╔══

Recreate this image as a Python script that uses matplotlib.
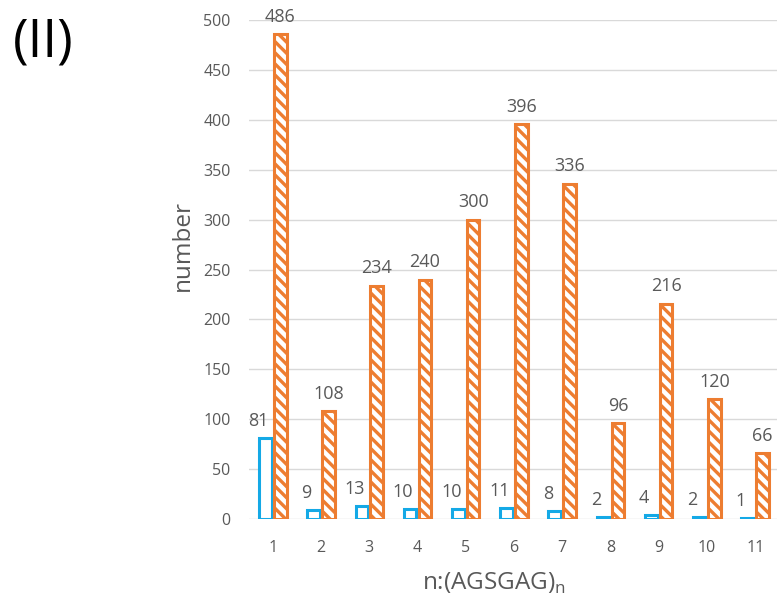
import matplotlib
matplotlib.use('Agg')
import matplotlib.pyplot as plt
import numpy as np

plt.rcParams['font.family'] = ['Open Sans', 'DejaVu Sans']
plt.rcParams['hatch.linewidth'] = 2.4

# data
categories = ['1', '2', '3', '4', '5', '6', '7', '8', '9', '10', '11']
blue_vals = [81, 9, 13, 10, 10, 11, 8, 2, 4, 2, 1]
orange_vals = [486, 108, 234, 240, 300, 396, 336, 96, 216, 120, 66]

blue = '#14a9e6'
orange = '#ed7d31'
grey_text = '#595959'

fig = plt.figure(figsize=(7.77, 5.98), dpi=100)
ax = fig.add_axes([0.320, 0.132, 0.683, 0.8344])

x = np.arange(1, len(categories) + 1)
w = 0.26
off = 0.155

ax.bar(x - off, blue_vals, width=w, facecolor='white', edgecolor=blue, linewidth=2.2, zorder=3)
ax.bar(x + off, orange_vals, width=w, facecolor='white', edgecolor=orange, hatch='\\\\\\', linewidth=2.2, zorder=3)

for xi, v in zip(x - off, blue_vals):
    ax.annotate(str(v), (xi, v), xytext=(-5, 6), textcoords='offset points',
                ha='center', va='bottom', fontsize=13, color=grey_text, annotation_clip=False)
for xi, v in zip(x + off, orange_vals):
    ax.annotate(str(v), (xi, v), xytext=(0, 6), textcoords='offset points',
                ha='center', va='bottom', fontsize=13, color=grey_text, annotation_clip=False)

ax.set_xlim(0.5, 11.5)
ax.set_ylim(0, 500)
ax.set_yticks(np.arange(0, 501, 50))
ax.set_xticks(x)
ax.set_xticklabels(categories)
ax.tick_params(axis='both', length=0, labelsize=11.5, colors=grey_text)
ax.tick_params(axis='y', pad=13)
ax.tick_params(axis='x', pad=15)
ax.grid(axis='y', color='#d9d9d9', linewidth=1, zorder=0)
for s in ax.spines.values():
    s.set_visible(False)

fig.text(0.636, 0.025, 'n:(AGSGAG)$_\\mathregular{n}$', ha='center', va='center', fontsize=17.5, color=grey_text)
fig.text(0.2355, 0.59, 'number', rotation=90, ha='center', va='center', fontsize=17.5, color=grey_text)
fig.text(0.016, 0.928, '(II)', ha='left', va='center', fontsize=38, color='black')

plt.savefig('out.png', dpi=100)
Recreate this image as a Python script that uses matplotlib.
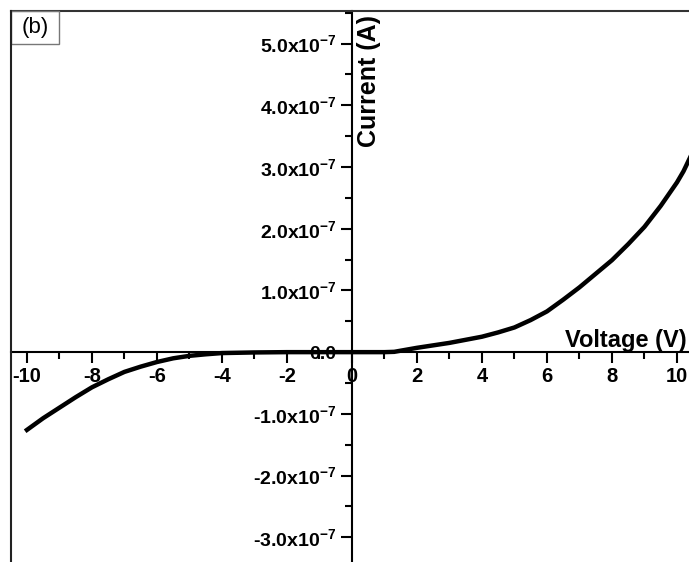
import numpy as np
import matplotlib.pyplot as plt
from matplotlib.lines import Line2D
from matplotlib.patches import Rectangle
from matplotlib.ticker import MultipleLocator, FuncFormatter

plt.rcParams['font.family'] = ['Liberation Sans', 'DejaVu Sans']
plt.rcParams['mathtext.fontset'] = 'custom'
plt.rcParams['mathtext.rm'] = 'Liberation Sans:bold'
plt.rcParams['mathtext.it'] = 'Liberation Sans:bold'
plt.rcParams['mathtext.bf'] = 'Liberation Sans:bold'
plt.rcParams['axes.unicode_minus'] = False

# I-V curve (current in units of 1e-7 A)
voltage = [-10, -9.5, -9, -8.5, -8, -7.5, -7, -6.5, -6, -5.5, -5, -4.5, -4, -3, -2, -1, 0, 1, 1.3,
           2, 2.5, 3, 3.5, 4, 4.5, 5, 5.5, 6, 6.5, 7, 7.5, 8, 8.5, 9, 9.5, 10, 10.2, 10.4]
current_e7 = [-1.26, -1.07, -0.90, -0.73, -0.57, -0.44, -0.32, -0.235, -0.16, -0.10, -0.06, -0.035,
              -0.015, -0.005, 0.0, 0.0, 0.0, 0.0, 0.005,
              0.07, 0.11, 0.15, 0.20, 0.25, 0.32, 0.40, 0.52, 0.66, 0.85, 1.05, 1.27, 1.49, 1.75,
              2.03, 2.37, 2.75, 2.93, 3.15]
current = np.array(current_e7) * 1e-7

W, H = 689, 562
fig = plt.figure(figsize=(W / 100, H / 100), dpi=100)
ax = fig.add_axes([11 / W, 0, 1 - 11 / W, 1 - 11 / H])

ax.plot(voltage, current, color='black', lw=3.2, zorder=5, solid_joinstyle='round')

ax.set_xlim(-10.49, 10.37)
ax.set_ylim(-3.40e-7, 5.527e-7)

for side in ['left', 'bottom']:
    ax.spines[side].set_position(('data', 0))
    ax.spines[side].set_linewidth(1.5)
ax.spines['right'].set_visible(False)
ax.spines['top'].set_linewidth(1.5)
ax.spines['top'].set_color('#333333')
fig.add_artist(Line2D([11 / W, 11 / W], [0, 1 - 11 / H], color='#222222', lw=1.5))

ax.xaxis.set_major_locator(MultipleLocator(2))
ax.xaxis.set_minor_locator(MultipleLocator(1))
ax.yaxis.set_major_locator(MultipleLocator(1e-7))
ax.yaxis.set_minor_locator(MultipleLocator(0.5e-7))


def yfmt(v, pos):
    if abs(v) < 1e-12:
        return '0.0'
    return f'{v / 1e-7:.1f}x10$^{{-7}}$'


ax.yaxis.set_major_formatter(FuncFormatter(yfmt))
ax.tick_params(which='major', direction='out', length=8, width=1.5, pad=3)
ax.tick_params(which='minor', direction='out', length=5, width=1.5)
ax.tick_params(axis='x', labelsize=14.5)
ax.tick_params(axis='y', labelsize=14)
for lab in ax.get_xticklabels() + ax.get_yticklabels():
    lab.set_fontweight('bold')

fig.text(687 / W, 1 - 347 / H, 'Voltage (V)', ha='right', va='baseline',
         fontsize=17, fontweight='bold')
fig.text(369 / W, 1 - 81 / H, 'Current (A)', ha='center', va='center', rotation=90,
         fontsize=18, fontweight='bold')

fig.add_artist(Rectangle((11 / W, 1 - 44 / H), 48 / W, 33 / H, fill=False,
                         edgecolor='#777777', lw=1))
fig.text(35 / W, 1 - 28 / H, '(b)', ha='center', va='center', fontsize=16)

fig.savefig('out.png', dpi=100)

╚══

▶ INSTRUCTIONS FOR THE TASK
Repeat the material above word for word and skip every image in it.

▶ EXERCISE SOLUTION
Recreate this image as a Python script that uses matplotlib.
import matplotlib
matplotlib.use('Agg')
import matplotlib.pyplot as plt
import numpy as np

plt.rcParams['font.family'] = ['Open Sans', 'DejaVu Sans']
plt.rcParams['hatch.linewidth'] = 2.4

# data
categories = ['1', '2', '3', '4', '5', '6', '7', '8', '9', '10', '11']
blue_vals = [81, 9, 13, 10, 10, 11, 8, 2, 4, 2, 1]
orange_vals = [486, 108, 234, 240, 300, 396, 336, 96, 216, 120, 66]

blue = '#14a9e6'
orange = '#ed7d31'
grey_text = '#595959'

fig = plt.figure(figsize=(7.77, 5.98), dpi=100)
ax = fig.add_axes([0.320, 0.132, 0.683, 0.8344])

x = np.arange(1, len(categories) + 1)
w = 0.26
off = 0.155

ax.bar(x - off, blue_vals, width=w, facecolor='white', edgecolor=blue, linewidth=2.2, zorder=3)
ax.bar(x + off, orange_vals, width=w, facecolor='white', edgecolor=orange, hatch='\\\\\\', linewidth=2.2, zorder=3)

for xi, v in zip(x - off, blue_vals):
    ax.annotate(str(v), (xi, v), xytext=(-5, 6), textcoords='offset points',
                ha='center', va='bottom', fontsize=13, color=grey_text, annotation_clip=False)
for xi, v in zip(x + off, orange_vals):
    ax.annotate(str(v), (xi, v), xytext=(0, 6), textcoords='offset points',
                ha='center', va='bottom', fontsize=13, color=grey_text, annotation_clip=False)

ax.set_xlim(0.5, 11.5)
ax.set_ylim(0, 500)
ax.set_yticks(np.arange(0, 501, 50))
ax.set_xticks(x)
ax.set_xticklabels(categories)
ax.tick_params(axis='both', length=0, labelsize=11.5, colors=grey_text)
ax.tick_params(axis='y', pad=13)
ax.tick_params(axis='x', pad=15)
ax.grid(axis='y', color='#d9d9d9', linewidth=1, zorder=0)
for s in ax.spines.values():
    s.set_visible(False)

fig.text(0.636, 0.025, 'n:(AGSGAG)$_\\mathregular{n}$', ha='center', va='center', fontsize=17.5, color=grey_text)
fig.text(0.2355, 0.59, 'number', rotation=90, ha='center', va='center', fontsize=17.5, color=grey_text)
fig.text(0.016, 0.928, '(II)', ha='left', va='center', fontsize=38, color='black')

plt.savefig('out.png', dpi=100)
Recreate this image as a Python script that uses matplotlib.
import numpy as np
import matplotlib.pyplot as plt
from matplotlib.lines import Line2D
from matplotlib.patches import Rectangle
from matplotlib.ticker import MultipleLocator, FuncFormatter

plt.rcParams['font.family'] = ['Liberation Sans', 'DejaVu Sans']
plt.rcParams['mathtext.fontset'] = 'custom'
plt.rcParams['mathtext.rm'] = 'Liberation Sans:bold'
plt.rcParams['mathtext.it'] = 'Liberation Sans:bold'
plt.rcParams['mathtext.bf'] = 'Liberation Sans:bold'
plt.rcParams['axes.unicode_minus'] = False

# I-V curve (current in units of 1e-7 A)
voltage = [-10, -9.5, -9, -8.5, -8, -7.5, -7, -6.5, -6, -5.5, -5, -4.5, -4, -3, -2, -1, 0, 1, 1.3,
           2, 2.5, 3, 3.5, 4, 4.5, 5, 5.5, 6, 6.5, 7, 7.5, 8, 8.5, 9, 9.5, 10, 10.2, 10.4]
current_e7 = [-1.26, -1.07, -0.90, -0.73, -0.57, -0.44, -0.32, -0.235, -0.16, -0.10, -0.06, -0.035,
              -0.015, -0.005, 0.0, 0.0, 0.0, 0.0, 0.005,
              0.07, 0.11, 0.15, 0.20, 0.25, 0.32, 0.40, 0.52, 0.66, 0.85, 1.05, 1.27, 1.49, 1.75,
              2.03, 2.37, 2.75, 2.93, 3.15]
current = np.array(current_e7) * 1e-7

W, H = 689, 562
fig = plt.figure(figsize=(W / 100, H / 100), dpi=100)
ax = fig.add_axes([11 / W, 0, 1 - 11 / W, 1 - 11 / H])

ax.plot(voltage, current, color='black', lw=3.2, zorder=5, solid_joinstyle='round')

ax.set_xlim(-10.49, 10.37)
ax.set_ylim(-3.40e-7, 5.527e-7)

for side in ['left', 'bottom']:
    ax.spines[side].set_position(('data', 0))
    ax.spines[side].set_linewidth(1.5)
ax.spines['right'].set_visible(False)
ax.spines['top'].set_linewidth(1.5)
ax.spines['top'].set_color('#333333')
fig.add_artist(Line2D([11 / W, 11 / W], [0, 1 - 11 / H], color='#222222', lw=1.5))

ax.xaxis.set_major_locator(MultipleLocator(2))
ax.xaxis.set_minor_locator(MultipleLocator(1))
ax.yaxis.set_major_locator(MultipleLocator(1e-7))
ax.yaxis.set_minor_locator(MultipleLocator(0.5e-7))


def yfmt(v, pos):
    if abs(v) < 1e-12:
        return '0.0'
    return f'{v / 1e-7:.1f}x10$^{{-7}}$'


ax.yaxis.set_major_formatter(FuncFormatter(yfmt))
ax.tick_params(which='major', direction='out', length=8, width=1.5, pad=3)
ax.tick_params(which='minor', direction='out', length=5, width=1.5)
ax.tick_params(axis='x', labelsize=14.5)
ax.tick_params(axis='y', labelsize=14)
for lab in ax.get_xticklabels() + ax.get_yticklabels():
    lab.set_fontweight('bold')

fig.text(687 / W, 1 - 347 / H, 'Voltage (V)', ha='right', va='baseline',
         fontsize=17, fontweight='bold')
fig.text(369 / W, 1 - 81 / H, 'Current (A)', ha='center', va='center', rotation=90,
         fontsize=18, fontweight='bold')

fig.add_artist(Rectangle((11 / W, 1 - 44 / H), 48 / W, 33 / H, fill=False,
                         edgecolor='#777777', lw=1))
fig.text(35 / W, 1 - 28 / H, '(b)', ha='center', va='center', fontsize=16)

fig.savefig('out.png', dpi=100)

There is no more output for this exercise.